AIM OF THE TASK >>
Write out each line word for word. Drop pictures.

%%

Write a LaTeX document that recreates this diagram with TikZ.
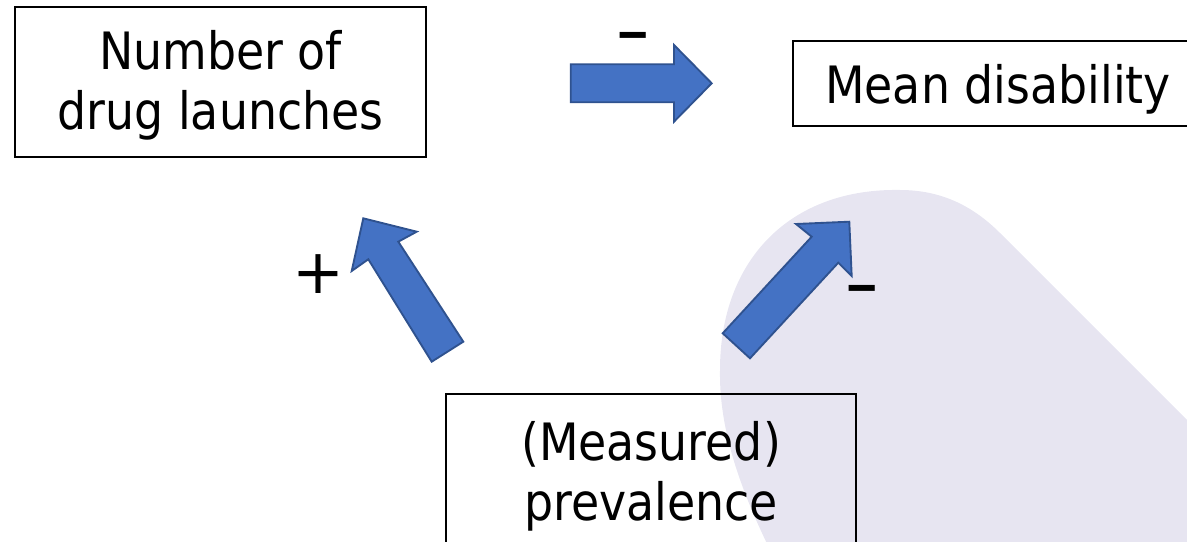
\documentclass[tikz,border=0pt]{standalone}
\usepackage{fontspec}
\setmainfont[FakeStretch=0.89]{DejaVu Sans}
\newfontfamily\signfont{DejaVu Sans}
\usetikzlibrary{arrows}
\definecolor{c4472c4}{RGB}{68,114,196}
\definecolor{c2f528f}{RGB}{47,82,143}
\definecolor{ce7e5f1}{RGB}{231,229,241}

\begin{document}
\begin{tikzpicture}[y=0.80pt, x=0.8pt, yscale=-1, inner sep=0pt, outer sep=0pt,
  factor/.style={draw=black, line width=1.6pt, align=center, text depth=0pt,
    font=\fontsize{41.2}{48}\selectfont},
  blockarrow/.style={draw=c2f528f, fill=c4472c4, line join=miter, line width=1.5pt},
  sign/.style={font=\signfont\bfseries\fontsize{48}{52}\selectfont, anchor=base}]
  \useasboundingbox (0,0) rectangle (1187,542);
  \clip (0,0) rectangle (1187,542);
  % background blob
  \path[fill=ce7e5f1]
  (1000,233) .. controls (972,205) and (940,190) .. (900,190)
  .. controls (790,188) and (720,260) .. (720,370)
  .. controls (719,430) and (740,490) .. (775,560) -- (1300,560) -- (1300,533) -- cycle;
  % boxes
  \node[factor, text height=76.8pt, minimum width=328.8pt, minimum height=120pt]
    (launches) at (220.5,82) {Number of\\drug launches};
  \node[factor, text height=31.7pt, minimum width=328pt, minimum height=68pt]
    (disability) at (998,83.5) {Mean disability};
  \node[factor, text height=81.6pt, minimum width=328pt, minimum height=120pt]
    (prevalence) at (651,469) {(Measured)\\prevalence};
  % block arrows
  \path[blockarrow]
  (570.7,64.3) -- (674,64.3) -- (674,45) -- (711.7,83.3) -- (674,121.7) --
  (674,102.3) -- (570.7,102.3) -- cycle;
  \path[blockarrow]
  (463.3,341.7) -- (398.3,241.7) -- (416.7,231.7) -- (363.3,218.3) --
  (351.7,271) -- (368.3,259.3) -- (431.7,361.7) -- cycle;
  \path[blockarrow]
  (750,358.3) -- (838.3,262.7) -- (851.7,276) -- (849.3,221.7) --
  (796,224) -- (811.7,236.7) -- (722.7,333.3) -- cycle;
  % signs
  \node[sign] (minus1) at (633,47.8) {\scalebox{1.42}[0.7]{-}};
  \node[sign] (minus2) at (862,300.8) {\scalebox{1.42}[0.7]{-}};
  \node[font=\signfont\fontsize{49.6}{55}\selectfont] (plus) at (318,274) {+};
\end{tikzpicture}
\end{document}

%%

SOLUTION FOR THIS TASK >>
Write a LaTeX document that recreates this diagram with TikZ.
\documentclass[tikz,border=0pt]{standalone}
\usepackage{fontspec}
\setmainfont[FakeStretch=0.89]{DejaVu Sans}
\newfontfamily\signfont{DejaVu Sans}
\usetikzlibrary{arrows}
\definecolor{c4472c4}{RGB}{68,114,196}
\definecolor{c2f528f}{RGB}{47,82,143}
\definecolor{ce7e5f1}{RGB}{231,229,241}

\begin{document}
\begin{tikzpicture}[y=0.80pt, x=0.8pt, yscale=-1, inner sep=0pt, outer sep=0pt,
  factor/.style={draw=black, line width=1.6pt, align=center, text depth=0pt,
    font=\fontsize{41.2}{48}\selectfont},
  blockarrow/.style={draw=c2f528f, fill=c4472c4, line join=miter, line width=1.5pt},
  sign/.style={font=\signfont\bfseries\fontsize{48}{52}\selectfont, anchor=base}]
  \useasboundingbox (0,0) rectangle (1187,542);
  \clip (0,0) rectangle (1187,542);
  % background blob
  \path[fill=ce7e5f1]
  (1000,233) .. controls (972,205) and (940,190) .. (900,190)
  .. controls (790,188) and (720,260) .. (720,370)
  .. controls (719,430) and (740,490) .. (775,560) -- (1300,560) -- (1300,533) -- cycle;
  % boxes
  \node[factor, text height=76.8pt, minimum width=328.8pt, minimum height=120pt]
    (launches) at (220.5,82) {Number of\\drug launches};
  \node[factor, text height=31.7pt, minimum width=328pt, minimum height=68pt]
    (disability) at (998,83.5) {Mean disability};
  \node[factor, text height=81.6pt, minimum width=328pt, minimum height=120pt]
    (prevalence) at (651,469) {(Measured)\\prevalence};
  % block arrows
  \path[blockarrow]
  (570.7,64.3) -- (674,64.3) -- (674,45) -- (711.7,83.3) -- (674,121.7) --
  (674,102.3) -- (570.7,102.3) -- cycle;
  \path[blockarrow]
  (463.3,341.7) -- (398.3,241.7) -- (416.7,231.7) -- (363.3,218.3) --
  (351.7,271) -- (368.3,259.3) -- (431.7,361.7) -- cycle;
  \path[blockarrow]
  (750,358.3) -- (838.3,262.7) -- (851.7,276) -- (849.3,221.7) --
  (796,224) -- (811.7,236.7) -- (722.7,333.3) -- cycle;
  % signs
  \node[sign] (minus1) at (633,47.8) {\scalebox{1.42}[0.7]{-}};
  \node[sign] (minus2) at (862,300.8) {\scalebox{1.42}[0.7]{-}};
  \node[font=\signfont\fontsize{49.6}{55}\selectfont] (plus) at (318,274) {+};
\end{tikzpicture}
\end{document}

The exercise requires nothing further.